The likelihood function is given by $$ L(\mathbf{x}| \theta) =  \prod \mathbf{1} [ \theta < x_i < \theta+1] = \mathbf{1} [\min (\mathbf{x}) > \theta] \mathbf{1} [\max (\mathbf{x}) < \theta+1]$$
so that by Neyman-Pearson factorization theorem, $T(\mathbf{X}) = (m,M)$ where $m := m (\mathbf{X})$ and $M := M(\mathbf{X})$ are the minimum and the maximum of $\mathbf{X}$, respectively. Now we want to determine whether the statistic is minimal. 
Despite the rule of thumb, (that if the dimension of the statistic is greater than the dimension of the parameter, then the statistic is not minimal), I have the hunch that the statistic is actually minimal.

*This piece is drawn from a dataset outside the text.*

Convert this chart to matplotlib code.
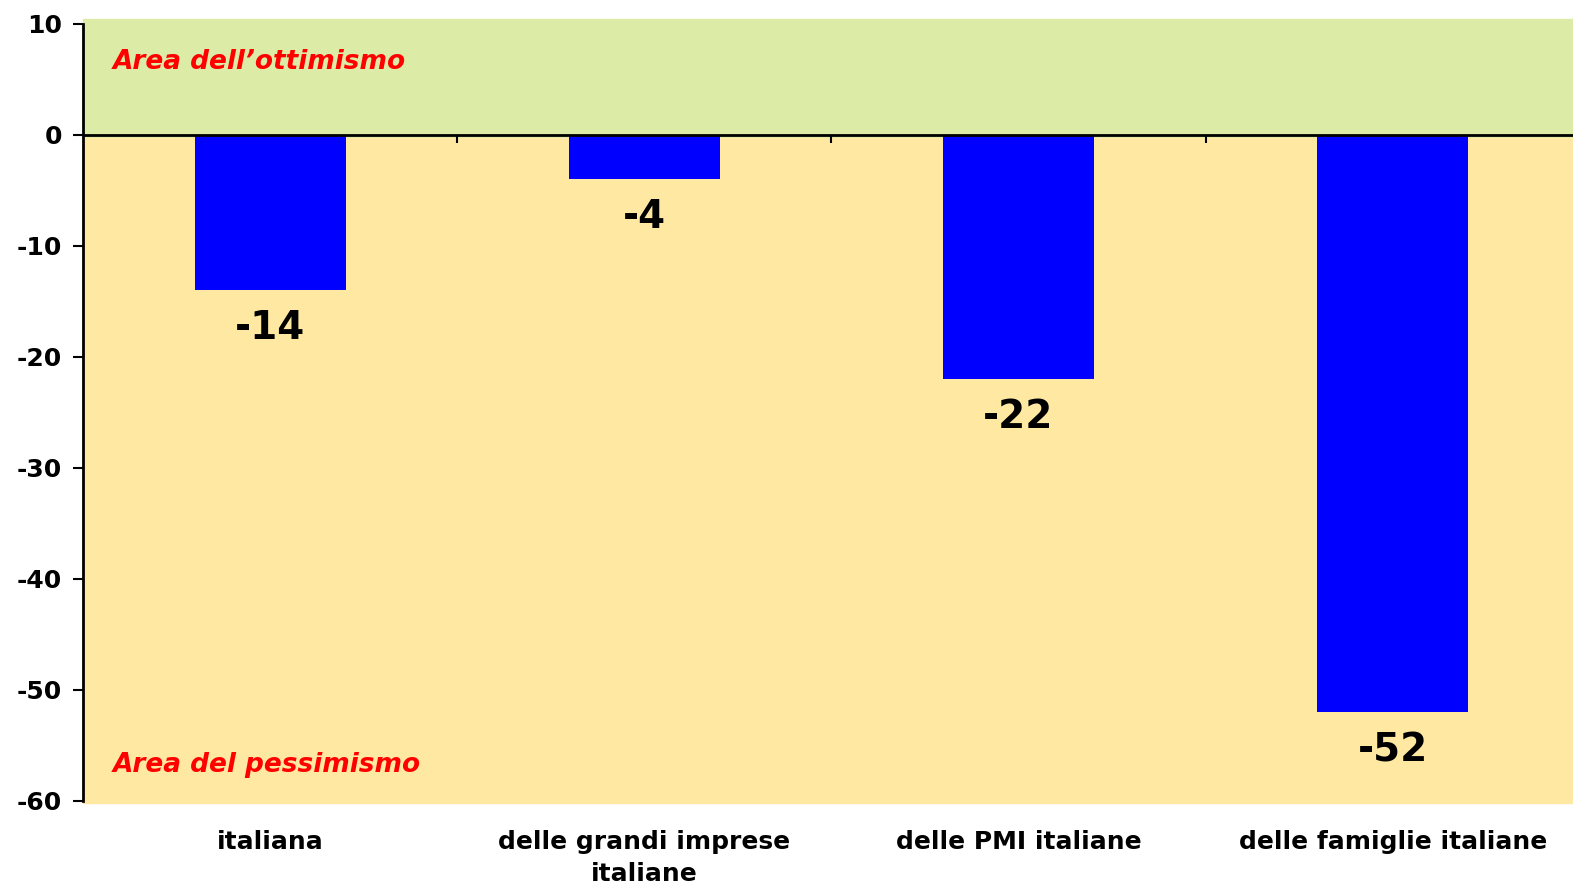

So we proceed by definition:
A statistic $T$ is minimal sufficient if the ratio $f_θ(x)/f_θ(y)$ does not depend on $\theta$ if and only if $T(x) = T(y)$. In order to skirt any indeterminacy problems, we can take the first condition to be $f_\theta (x) = k(x,y) f_\theta (y)$. 
It is here that I get stuck. 
 A: Refer to the lecture notes here on page 5.
Joint density of the sample $ X=(X_1,X_2,\ldots,X_n)$ for $\theta\in\mathbb R$ is as you say $$f_{\theta}( x)=\mathbf1_{\theta<x_{(1)},x_{(n)}<\theta+1}=\mathbf1_{x_{(n)}-1<\theta<x_{(1)}}\quad,\,x=(x_1,\ldots,x_n)$$
where $x_{(1)}=\min_{1\le i\le n}x_i$ and $x_{(n)}=\max_{\le i\le n}x_i$.
It is clear that $T(x)=(x_{(1)},x_{(n)})$ is sufficient for $\theta$ by the Factorization theorem.
Define $A_x=(x_{(n)}-1,x_{(1)})$ and $A_y=(y_{(n)}-1,y_{(1)})$.
Then for some $y=(y_1,\ldots,y_n)$, observe that the ratio $f_{\theta}(x)/f_{\theta}(y)$ takes the simple form 
$$\frac{f_{\theta}(x)}{f_{\theta}(y)}=\frac{\mathbf1_{\theta\in A_x}}{\mathbf1_{\theta\in A_y}}=\begin{cases}0&,\text{ if }\theta\notin A_x,\theta\in A_y \\ 1&,\text{ if }\theta\in A_x,\theta\in A_y \\ \infty &,\text{ if }\theta\in A_x,\theta\notin A_y\end{cases}$$
Clearly this is independent of $\theta$ if and only if $A_x=A_y$, that is iff $T(x)=T(y)$, which proves $T$ is indeed minimal sufficient.
Another proof using the definition of minimal sufficiency is given on page 3 of the linked notes.
As this example shows, there is no such rule of thumb in general for ascertaining minimal sufficiency of a statistic simply by comparing the dimensions of the statistic and that of the parameter.